- Original language: English
- Written by: Joy Behar
- Subject: Marriage, divorce
- Genre: Comedy, monologue

Premiere
- Date: February 2025

= My First Ex-Husband =

Comedy debut play

My First Ex-Husband is a comedy debut play written by Joy Behar that premiered Off-Broadway in New York City in February 2025.

==Plot==
In a series of monologues, the actresses reveal true stories. Within the world of the play, one sees women married to the mob, to jobs, to wealth, faith and ultimately the wrong man.

==Critical reception==
The New York Sun wrote "Even if you don't watch the celebrity coffee klatch broadcast weekday mornings on ABC, The View, chances are you've heard about the socio-political musings of its hosts, who embarrass thoughtful liberals and progressives on a regular basis. Just recently, Joy Behar, who has been with the show since its inception, lit up social media with the characteristically incisive observation that the new White House press secretary, Karoline Leavitt, had likely been hired 'because, according to Donald Trump, she’s a 10.' Ms. Behar's latest venture, fortunately, finds the veteran comedian a little less out of her depth. Titled My First Ex-Husband, it consists of eight monologues she crafted after interviewing a diverse group of divorcées."

DC Theater Arts said "Based on hours of deep-dive interviews Behar conducted several years ago with a number of divorcées, the stories have been redacted by her, with their permission, to lend her signature sardonic wit to the tales, to close each with a happy ending for the women, and to leave the audience laughing and celebrating their new beginnings."
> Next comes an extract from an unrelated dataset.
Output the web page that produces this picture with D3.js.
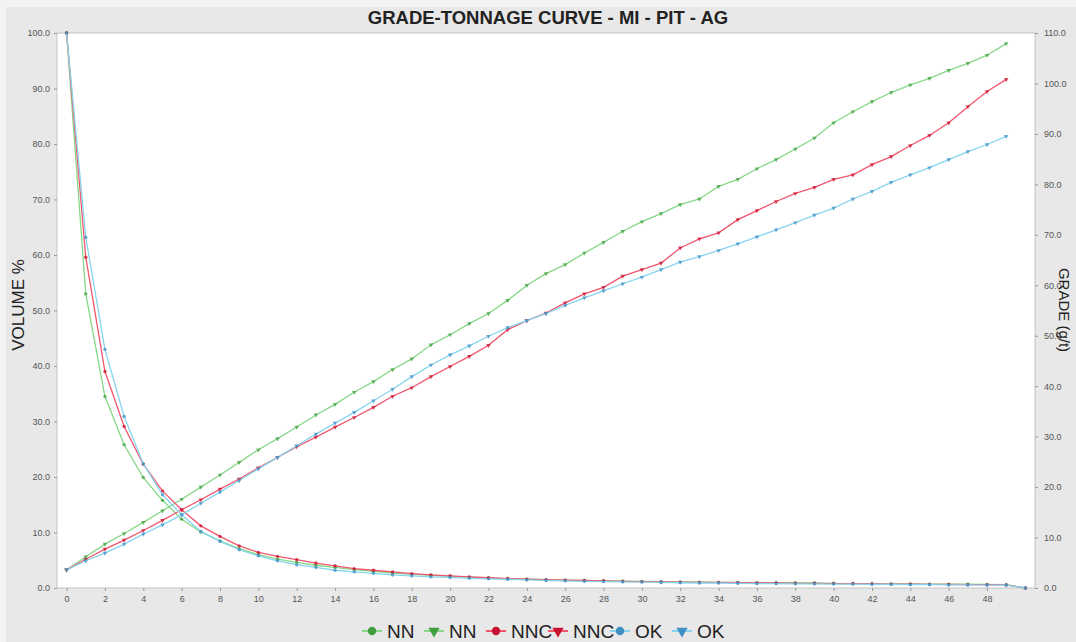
<!DOCTYPE html>
<html>
<head>
<meta charset="utf-8">
<script src="https://cdn.jsdelivr.net/npm/d3@7"></script>
<style>
    body { margin: 0; background: #f3f3f3; }
    svg { display: block; font-family: "Liberation Sans", Arial, sans-serif; }
</style>
</head>
<body>
<div id="chart"></div>
<script>
// ___________________________Data_______________________________
const cutoffs = d3.range(0, 51);
const volumeTicks = d3.range(0, 101, 10);
const gradeTicks = d3.range(0, 111, 10);
const xTicks = d3.range(0, 49, 2);

const volumeNN = [100, 53, 34.5, 25.8, 19.9, 15.8, 12.4, 10.1, 8.5, 7.1, 6.0, 5.2, 4.6, 4.1, 3.7, 3.3, 3.0, 2.7, 2.5, 2.3,
    2.1, 1.95, 1.8, 1.7, 1.6, 1.5, 1.4, 1.35, 1.3, 1.25, 1.2, 1.15, 1.1, 1.05, 1.0, 1.0, 0.95, 0.95, 0.9, 0.9,
    0.85, 0.8, 0.8, 0.75, 0.75, 0.7, 0.7, 0.7, 0.65, 0.6, 0.0];
const volumeNNC = [100, 59.6, 39, 29.1, 22.3, 17.5, 14.1, 11.2, 9.3, 7.6, 6.4, 5.7, 5.1, 4.5, 4.0, 3.5, 3.2, 2.9, 2.6, 2.35,
    2.2, 2.0, 1.85, 1.7, 1.6, 1.5, 1.4, 1.35, 1.3, 1.2, 1.15, 1.1, 1.05, 1.0, 1.0, 0.95, 0.9, 0.9, 0.85, 0.85,
    0.8, 0.8, 0.75, 0.7, 0.7, 0.65, 0.65, 0.6, 0.6, 0.55, 0.0];
const volumeOK = [100, 63.2, 43, 30.9, 22.4, 16.8, 13.2, 10.2, 8.4, 6.9, 5.8, 4.9, 4.2, 3.7, 3.2, 2.9, 2.65, 2.35, 2.2, 2.0,
    1.9, 1.75, 1.65, 1.55, 1.45, 1.35, 1.3, 1.2, 1.15, 1.1, 1.05, 1.0, 0.95, 0.9, 0.9, 0.85, 0.8, 0.8, 0.75, 0.75,
    0.7, 0.7, 0.65, 0.65, 0.6, 0.6, 0.55, 0.55, 0.5, 0.5, 0.0];

const gradeNN = [3.6, 6.2, 8.7, 10.8, 13.0, 15.3, 17.6, 20.0, 22.4, 24.9, 27.4, 29.6, 31.9, 34.3, 36.4, 38.8, 40.9, 43.3, 45.4, 48.2,
    50.2, 52.4, 54.4, 57.0, 60.0, 62.3, 64.1, 66.4, 68.5, 70.7, 72.6, 74.2, 76.0, 77.1, 79.6, 81.0, 83.1, 84.9, 87.0, 89.2,
    92.2, 94.4, 96.4, 98.2, 99.7, 101.0, 102.6, 104.0, 105.6, 107.9];
const gradeNNC = [3.6, 5.7, 7.7, 9.5, 11.4, 13.4, 15.5, 17.5, 19.6, 21.6, 23.8, 25.9, 28.0, 29.9, 31.9, 33.8, 35.8, 38.0, 39.7, 41.9,
    43.9, 45.9, 48.1, 51.2, 53.0, 54.5, 56.5, 58.3, 59.6, 61.8, 63.1, 64.4, 67.4, 69.2, 70.4, 73.0, 74.8, 76.6, 78.2, 79.4,
    81.0, 81.9, 83.9, 85.5, 87.7, 89.7, 92.2, 95.4, 98.4, 100.8];
const gradeOK = [3.6, 5.4, 6.9, 8.7, 10.7, 12.5, 14.5, 16.8, 19.0, 21.3, 23.6, 25.9, 28.2, 30.5, 32.7, 34.8, 37.1, 39.4, 41.9, 44.2,
    46.2, 48.0, 49.9, 51.6, 53.0, 54.4, 56.0, 57.5, 58.9, 60.3, 61.6, 63.1, 64.6, 65.7, 66.9, 68.2, 69.6, 71.0, 72.4, 73.9,
    75.3, 77.1, 78.6, 80.4, 81.9, 83.3, 84.9, 86.5, 87.9, 89.5];

const seriesNames = ["NN", "NN", "NNC", "NNC", "OK", "OK"];

// ___________________________Chart_______________________________
const width = 1076;
const height = 642;
const margin = { top: 33, right: 41, bottom: 54, left: 57 };

const series = [
    { name: seriesNames[0], values: volumeNN, axis: "left", symbol: d3.symbolCircle, line: "#86d886", dot: "#3f9f3f" },
    { name: seriesNames[1], values: gradeNN, axis: "right", symbol: d3.symbolTriangle, line: "#86d886", dot: "#3f9f3f" },
    { name: seriesNames[2], values: volumeNNC, axis: "left", symbol: d3.symbolCircle, line: "#f2566e", dot: "#c8102e" },
    { name: seriesNames[3], values: gradeNNC, axis: "right", symbol: d3.symbolTriangle, line: "#f2566e", dot: "#c8102e" },
    { name: seriesNames[4], values: volumeOK, axis: "left", symbol: d3.symbolCircle, line: "#86d4f0", dot: "#3d8fc4" },
    { name: seriesNames[5], values: gradeOK, axis: "right", symbol: d3.symbolTriangle, line: "#86d4f0", dot: "#3d8fc4" }
];

const svg = d3.select("#chart")
    .append("svg")
    .attr("width", width)
    .attr("height", height);

// outer panel
svg.append("rect")
    .attr("x", 6).attr("y", 7)
    .attr("width", width - 6).attr("height", height - 7)
    .attr("fill", "#e8e8e8");

const xScale = d3.scaleLinear()
    .domain([-0.5, 50.5])
    .range([margin.left, width - margin.right]);

const yLeft = d3.scaleLinear()
    .domain([0, 100])
    .range([height - margin.bottom, margin.top]);

const yRight = d3.scaleLinear()
    .domain([0, 110])
    .range([height - margin.bottom, margin.top]);

// plot area
svg.append("rect")
    .attr("x", margin.left)
    .attr("y", margin.top)
    .attr("width", width - margin.left - margin.right)
    .attr("height", height - margin.top - margin.bottom)
    .attr("fill", "#ffffff")
    .attr("stroke", "#c4c4c4");

// Title
svg.append("text")
    .attr("x", 548)
    .attr("y", 24)
    .attr("text-anchor", "middle")
    .style("font-size", "18.5px")
    .style("font-weight", "bold")
    .style("fill", "#222")
    .text("GRADE-TONNAGE CURVE - MI - PIT - AG");

// Axes
function styleAxis(g) {
    g.select(".domain").remove();
    g.selectAll(".tick line").attr("stroke", "#999");
    g.selectAll(".tick text").style("font-size", "9px").style("fill", "#555");
}

svg.append("g")
    .attr("transform", `translate(0,${height - margin.bottom})`)
    .call(d3.axisBottom(xScale).tickValues(xTicks).tickSize(3).tickPadding(5))
    .call(styleAxis);

svg.append("g")
    .attr("transform", `translate(${margin.left},0)`)
    .call(d3.axisLeft(yLeft).tickValues(volumeTicks).tickFormat(d3.format(".1f")).tickSize(3).tickPadding(4))
    .call(styleAxis);

svg.append("g")
    .attr("transform", `translate(${width - margin.right},0)`)
    .call(d3.axisRight(yRight).tickValues(gradeTicks).tickFormat(d3.format(".1f")).tickSize(3).tickPadding(6))
    .call(styleAxis);

svg.append("text")
    .attr("transform", "rotate(-90)")
    .attr("x", -305)
    .attr("y", 24)
    .attr("text-anchor", "middle")
    .style("font-size", "17px")
    .style("fill", "#222")
    .text("VOLUME %");

svg.append("text")
    .attr("transform", "rotate(90)")
    .attr("x", 310)
    .attr("y", -1059)
    .attr("text-anchor", "middle")
    .style("font-size", "15px")
    .style("fill", "#222")
    .text("GRADE (g/t)");

// Lines and points
series.forEach(function (s) {
    const yScale = s.axis === "left" ? yLeft : yRight;
    const pts = s.values.map((v, i) => ({ x: cutoffs[i], y: v }));

    const line = d3.line()
        .x(d => xScale(d.x))
        .y(d => yScale(d.y));

    svg.append("path")
        .datum(pts)
        .attr("fill", "none")
        .attr("stroke", s.line)
        .attr("stroke-width", 1.3)
        .attr("d", line);

    const sym = d3.symbol().type(s.symbol).size(9);
    svg.selectAll(null)
        .data(pts)
        .enter()
        .append("path")
        .attr("d", sym)
        .attr("transform", d => `translate(${xScale(d.x)},${yScale(d.y)})` + (s.symbol === d3.symbolTriangle ? " rotate(180)" : ""))
        .attr("fill", s.dot)
        .attr("opacity", 0.75);
});

// Legend
const legendX = d3.scaleBand()
    .domain(d3.range(series.length))
    .range([362, 734]);

const legend = svg.append("g");
series.forEach(function (s, i) {
    const x0 = legendX(i);
    const g = legend.append("g").attr("transform", `translate(${x0},631)`);
    g.append("line")
        .attr("x1", 0).attr("x2", 20)
        .attr("stroke", s.line)
        .attr("stroke-width", 2);
    g.append("path")
        .attr("d", d3.symbol().type(s.symbol).size(55))
        .attr("transform", `translate(10,0)` + (s.symbol === d3.symbolTriangle ? " rotate(180)" : ""))
        .attr("fill", s.dot);
    g.append("text")
        .attr("x", 25)
        .attr("y", 7)
        .style("font-size", "19px")
        .style("fill", "#222")
        .text(s.name);
});
</script>
</body>
</html>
TheaterMania wrote "While not a groundbreaking work of theater, My First Ex-Husband is sure to provoke more stories on the drive home as theatergoers reminisce about their own starter marriages. In that light, the show can be seen as a 90-minute icebreaker to a lifetime of self-examination. And that’s fine, because the only person you can honestly promise 'till death do us part' is yourself."